Some good TV I've been watching... P-Valley **no spoilers** but BAYBEEE the secks scenes have made me holler!!  And every one is having the secks!!!  Same secks!  Opposite secks!! Tittays OUT!!! Punani OUT!!!! Peen... OUT!!!!! wait.. is there peen out in this show or ws that another show?  It is a bit much but I'm here for it!! And I will say, whatever Diamond did to Mercedes to get the weight off her, I  NEED!!!

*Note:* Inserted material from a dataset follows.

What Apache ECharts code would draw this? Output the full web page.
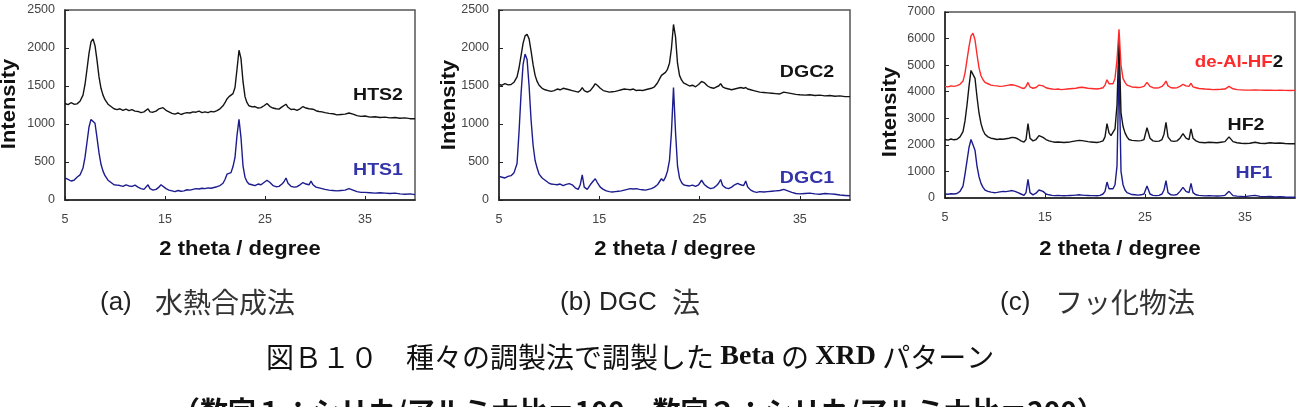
<!DOCTYPE html>
<html><head><meta charset="utf-8">
<script src="https://cdn.jsdelivr.net/npm/echarts@6/dist/echarts.min.js"></script>
<style>html,body{margin:0;padding:0;background:#fff;}#c{width:1299px;height:407px;}</style>
</head><body><div id="c"></div>
<script>
// Shared 2-theta sample positions (degrees)
const twoTheta = [
 5.0,5.3,5.6,5.9,6.2,6.5,6.8,
 7.0,7.2,7.4,7.6,7.8,8.0,8.2,8.4,8.6,8.8,9.0,
 9.3,9.6,9.9,10.2,10.5,10.8,11.1,11.4,11.7,12.0,12.3,12.6,12.9,
 13.1,13.3,13.5,13.8,14.1,14.4,14.6,14.8,
 15.1,15.4,15.7,16.0,16.3,16.6,16.9,17.2,17.5,17.8,18.1,18.4,18.7,19.0,19.3,19.6,19.9,20.2,20.5,20.8,
 21.0,21.2,21.4,21.6,21.8,22.0,22.2,22.4,22.6,22.8,23.0,23.2,23.4,
 23.7,24.0,24.3,24.6,24.9,25.2,25.5,25.8,26.1,26.4,26.7,
 26.9,27.1,27.3,27.6,27.9,28.2,28.5,28.8,29.1,29.4,29.6,29.8,
 30.1,30.4,30.7,31.0,31.4,31.8,32.2,32.6,33.0,33.4,33.8,34.2,34.6,35.0,
 35.5,36.0,36.5,37.0,37.5,38.0,38.5,39.0,39.5,40.0
];
// (a) hydrothermal
const HTS2 = [
 1270,1255,1280,1260,1265,1300,1380,
 1520,1720,1930,2080,2120,2030,1840,1620,1470,1380,1320,
 1260,1230,1200,1190,1200,1180,1195,1175,1190,1170,1165,1150,1160,
 1170,1200,1160,1155,1170,1200,1220,1215,
 1180,1160,1140,1130,1145,1125,1140,1150,1145,1160,1155,1170,1150,1160,1150,1165,1160,1175,1200,1240,
 1280,1330,1360,1340,1400,1480,1720,1970,1860,1560,1360,1280,1240,
 1225,1230,1210,1215,1240,1270,1230,1210,1200,1195,1225,
 1240,1260,1220,1190,1195,1180,1200,1230,1210,1200,1220,1195,
 1175,1165,1160,1150,1140,1135,1120,1125,1130,1145,1130,1110,1100,1105,
 1090,1095,1085,1090,1080,1085,1075,1080,1070,1070
];
const HTS1 = [
 290,270,250,260,300,330,420,
 560,760,960,1060,1070,1010,820,620,470,380,320,
 260,230,200,195,190,180,200,185,180,195,170,150,140,
 160,200,150,130,140,170,200,190,
 150,130,120,110,125,115,120,135,130,140,150,145,155,150,160,155,165,175,190,220,
 270,340,320,360,440,560,850,1060,820,450,300,240,210,
 200,190,210,200,230,260,230,190,175,180,210,
 240,290,220,180,170,175,200,230,210,200,250,200,
 170,160,150,140,130,125,120,125,130,150,130,110,100,100,
 95,90,95,90,85,90,80,75,80,70
];
// (b) DGC
const DGC2 = [
 1520,1510,1530,1515,1520,1550,1620,
 1740,1900,2060,2160,2180,2120,1960,1780,1640,1560,1510,
 1470,1450,1440,1430,1440,1460,1450,1470,1460,1450,1440,1430,1420,
 1440,1480,1440,1420,1440,1490,1530,1510,
 1470,1440,1430,1420,1425,1430,1440,1450,1460,1455,1450,1460,1440,1445,1440,1450,1460,1470,1490,1540,
 1590,1640,1660,1680,1720,1800,2000,2310,2150,1800,1640,1580,1540,
 1520,1500,1510,1490,1520,1560,1540,1500,1480,1470,1490,
 1500,1530,1490,1470,1460,1450,1460,1470,1480,1470,1480,1460,
 1450,1440,1430,1420,1415,1410,1405,1400,1395,1420,1410,1400,1390,1385,
 1380,1385,1375,1380,1370,1375,1365,1370,1360,1360
];
const DGC1 = [
 310,300,290,310,320,360,480,
 900,1400,1780,1920,1850,1500,1050,720,520,420,340,
 290,260,230,210,205,200,210,190,205,215,200,160,140,
 200,330,170,140,200,250,280,230,
 170,140,120,110,105,110,115,120,130,140,150,145,150,140,135,130,140,150,170,200,
 240,280,250,300,380,520,900,1480,900,450,290,230,200,
 190,185,195,180,200,260,200,170,150,160,190,
 220,270,190,160,150,170,200,220,200,190,250,170,
 130,110,100,110,105,110,115,120,125,140,120,100,85,80,
 85,90,80,75,85,80,75,65,60,55
];
// (c) fluoride
const deAlHF2 = [
 4200,4180,4220,4200,4230,4280,4400,
 4700,5200,5700,6100,6200,5950,5400,4900,4600,4450,4350,
 4300,4250,4230,4220,4200,4210,4230,4250,4260,4240,4200,4150,4120,
 4200,4350,4180,4130,4160,4250,4300,4220,
 4150,4120,4100,4090,4100,4080,4090,4100,4110,4120,4130,4160,4170,4150,4130,4120,4110,4100,4120,4150,
 4250,4450,4300,4250,4300,4500,5200,6350,5000,4500,4350,4250,4200,
 4180,4170,4160,4170,4200,4350,4200,4150,4140,4150,4200,
 4280,4400,4220,4150,4140,4150,4200,4280,4220,4200,4320,4180,
 4150,4120,4110,4100,4090,4080,4085,4090,4100,4200,4110,4080,4070,4060,
 4060,4070,4060,4055,4060,4050,4055,4050,4045,4050
];
const HF2 = [
 2200,2180,2220,2190,2210,2300,2500,
 2900,3500,4200,4800,4850,4500,3800,3200,2800,2550,2400,
 2300,2250,2230,2200,2220,2210,2230,2250,2280,2270,2220,2150,2100,
 2200,2800,2250,2150,2200,2350,2400,2280,
 2200,2150,2120,2100,2110,2100,2090,2100,2110,2130,2150,2170,2160,2140,2120,2110,2100,2090,2110,2150,
 2300,2800,2450,2350,2400,2600,3500,6000,3200,2700,2450,2300,2200,
 2170,2160,2150,2160,2200,2650,2250,2150,2130,2140,2200,
 2400,2850,2300,2150,2130,2150,2250,2420,2250,2200,2600,2250,
 2150,2100,2090,2080,2100,2090,2080,2100,2120,2300,2120,2080,2060,2050,
 2060,2100,2060,2050,2080,2060,2070,2050,2040,2040
];
const HF1 = [
 150,140,160,150,170,250,450,
 900,1400,1900,2200,2150,1800,1200,800,550,400,300,
 250,220,200,210,230,250,240,260,280,250,200,150,100,
 200,700,200,120,180,300,350,250,
 150,120,100,90,95,90,85,90,95,100,110,120,110,100,95,90,90,85,100,150,
 250,600,350,300,350,500,1200,5000,1000,500,300,200,150,
 130,120,110,120,150,450,150,100,90,100,150,
 300,650,200,120,110,130,250,400,250,200,550,200,
 120,100,90,80,85,80,75,80,100,250,90,70,60,50,
 80,100,60,50,60,40,50,35,30,30
];
const xTicks = [5, 15, 25, 35];
const captionTags = ['(a)', '(b) DGC', '(c)'];
const captionTexts = ['水熱合成法', '法', 'フッ化物法'];
const titleParts = ['図Ｂ１０　種々の調製法で調製した', 'Beta', 'の', 'XRD', 'パターン'];
const figNote = '（数字１：シリカ/アルミナ比＝100、数字２：シリカ/アルミナ比＝200）';

const pair = ys => twoTheta.map((x, i) => [x, ys[i]]);
const BLACK = '#141414', BLUE = '#1c1c8e', RED = '#ff2a2a', LBLUE = '#3434aa';
const SANS = '"Liberation Sans", Arial, sans-serif';
const CJK = '"Noto Sans CJK JP", sans-serif';

const grids = [
  {left: 65, top: 10, width: 350, height: 190},
  {left: 499, top: 10, width: 351, height: 190},
  {left: 945, top: 12, width: 350, height: 186}
];
const yMax = [2500, 2500, 7000], yInt = [500, 500, 1000];

const chart = echarts.init(document.getElementById('c'), null, {renderer: 'canvas'});
const option = {
  animation: false,
  backgroundColor: '#fff',
  grid: grids.map(g => Object.assign({show: true, borderColor: '#555', borderWidth: 1.5, backgroundColor: 'transparent'}, g)),
  xAxis: grids.map((g, i) => ({
    type: 'value', gridIndex: i, min: 5, max: 40,
    axisLine: {show: true, onZero: false, lineStyle: {color: '#222', width: 1.5}},
    axisTick: {show: true, inside: true, length: 4, customValues: xTicks, lineStyle: {color: '#222'}},
    axisLabel: {customValues: xTicks, margin: 13, color: '#444', fontSize: 12.5, fontFamily: SANS},
    splitLine: {show: false}
  })),
  yAxis: grids.map((g, i) => ({
    type: 'value', gridIndex: i, min: 0, max: yMax[i], interval: yInt[i],
    axisLine: {show: true, onZero: false, lineStyle: {color: '#222', width: 1.5}},
    axisTick: {show: true, inside: true, length: 4, lineStyle: {color: '#222'}},
    axisLabel: {margin: 10, color: '#444', fontSize: 12.5, fontFamily: SANS, formatter: v => String(v)},
    splitLine: {show: false}
  })),
  series: [
    {name: 'HTS1', data: pair(HTS1), xAxisIndex: 0, yAxisIndex: 0, color: BLUE},
    {name: 'HTS2', data: pair(HTS2), xAxisIndex: 0, yAxisIndex: 0, color: BLACK},
    {name: 'DGC1', data: pair(DGC1), xAxisIndex: 1, yAxisIndex: 1, color: BLUE},
    {name: 'DGC2', data: pair(DGC2), xAxisIndex: 1, yAxisIndex: 1, color: BLACK},
    {name: 'HF1', data: pair(HF1), xAxisIndex: 2, yAxisIndex: 2, color: BLUE},
    {name: 'HF2', data: pair(HF2), xAxisIndex: 2, yAxisIndex: 2, color: BLACK},
    {name: 'de-Al-HF2', data: pair(deAlHF2), xAxisIndex: 2, yAxisIndex: 2, color: RED}
  ].map(s => Object.assign({type: 'line', showSymbol: false, symbol: 'none', lineStyle: {width: 1.4, color: s.color}, itemStyle: {color: s.color}}, s)),
  graphic: []
};

const G = option.graphic;
const boldLabel = (text, x, y, color) => G.push({type: 'text', x, y, scaleX: 1.15, style: {text, fill: color, font: 'bold 17px ' + SANS, align: 'center', verticalAlign: 'middle'}});
boldLabel('HTS2', 378, 95, BLACK);
boldLabel('HTS1', 378, 170, LBLUE);
boldLabel('DGC2', 807, 72, BLACK);
boldLabel('DGC1', 807, 178, LBLUE);
boldLabel('HF2', 1246, 125, BLACK);
boldLabel('HF1', 1254, 173, LBLUE);
G.push({type: 'text', x: 1239, y: 62, scaleX: 1.1, style: {text: '{r|de-Al-HF}{k|2}', align: 'center', verticalAlign: 'middle',
  rich: {r: {fill: RED, font: 'bold 17px ' + SANS}, k: {fill: BLACK, font: 'bold 17px ' + SANS}}}});

// axis titles
[[240, 249], [675, 249], [1120, 249]].forEach(p => G.push({type: 'text', x: p[0], y: p[1], scaleX: 1.1, style: {text: '2 theta / degree', fill: '#111', font: 'bold 20px ' + SANS, align: 'center', verticalAlign: 'middle'}}));
[[9, 104], [449, 105], [890, 112]].forEach(p => G.push({type: 'text', x: p[0], y: p[1], rotation: Math.PI / 2, scaleX: 1.1, style: {text: 'Intensity', fill: '#111', font: 'bold 20px ' + SANS, align: 'center', verticalAlign: 'middle'}}));

// captions
[[100, 155], [560, 672], [1000, 1055]].forEach((p, i) => {
  G.push({type: 'text', x: p[0], y: 303, style: {text: captionTags[i], fill: '#222', font: '26px ' + SANS, align: 'left', verticalAlign: 'middle'}});
  G.push({type: 'text', x: p[1], y: 302, style: {text: captionTexts[i], fill: '#333', font: '28px ' + CJK, align: 'left', verticalAlign: 'middle'}});
});
G.push({type: 'text', x: 266, y: 357, style: {
  text: '{j|' + titleParts[0] + '} {l|' + titleParts[1] + '} {j|' + titleParts[2] + '} {l|' + titleParts[3] + '} {j|' + titleParts[4] + '}',
  fill: '#111', font: '28px ' + CJK, align: 'left', verticalAlign: 'middle',
  rich: {j: {fill: '#111', font: '28px ' + CJK}, l: {fill: '#111', font: 'bold 28px "Liberation Serif", serif'}}}});
G.push({type: 'text', x: 172, y: 411, style: {text: figNote, fill: '#111', font: 'bold 28px ' + CJK, align: 'left', verticalAlign: 'middle'}});

chart.setOption(option);
</script></body></html>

I just started re-watching New Girl and it still holds up.  It is a funny ass show.  I watched Dopesick and it is so fucked up that big pharma specifically that family in that show which is a real family are all about money,  I mean trying to heal people is NOT the main goal every.  I just finished the 2nd season of Russian Doll and that show was good!  I still have to start Stranger Things, I just haven't been in the mood.  And Barry... season 2 ep 5 was THEE most hilarious.  Now this is a dark comedy, but I literally laughed out loud the entire episode.  Like I shouldn't be laughing at people trying to kill other people, BUT I DID!!  Umbrella Academy left me wanting MORE!!!  I still can't get into The Expanse, but I finally got to a point where I was like OH OK... I get it.  Kenobi, is epic Star Wars goodness.  I like sci fi clearly!!  Ms. Marvel is a cute lil show.  And I am majorly pissed Naomi got canceled.  I started the latest season of Queen Sugar and Ralph Angel is still fine... but his accent isn't as ridiculous.  I need for Aunt Vi to calm down!! I'm only a few episodes in.  also, Everything's Trash so far so good, the main chicks acting is not the best, but I can dig it!

OK... I am feeling a little lighter now!  I still have a lot of thoughts and this is just a small snippet of my randomness but it's nice to get it down and off my chest.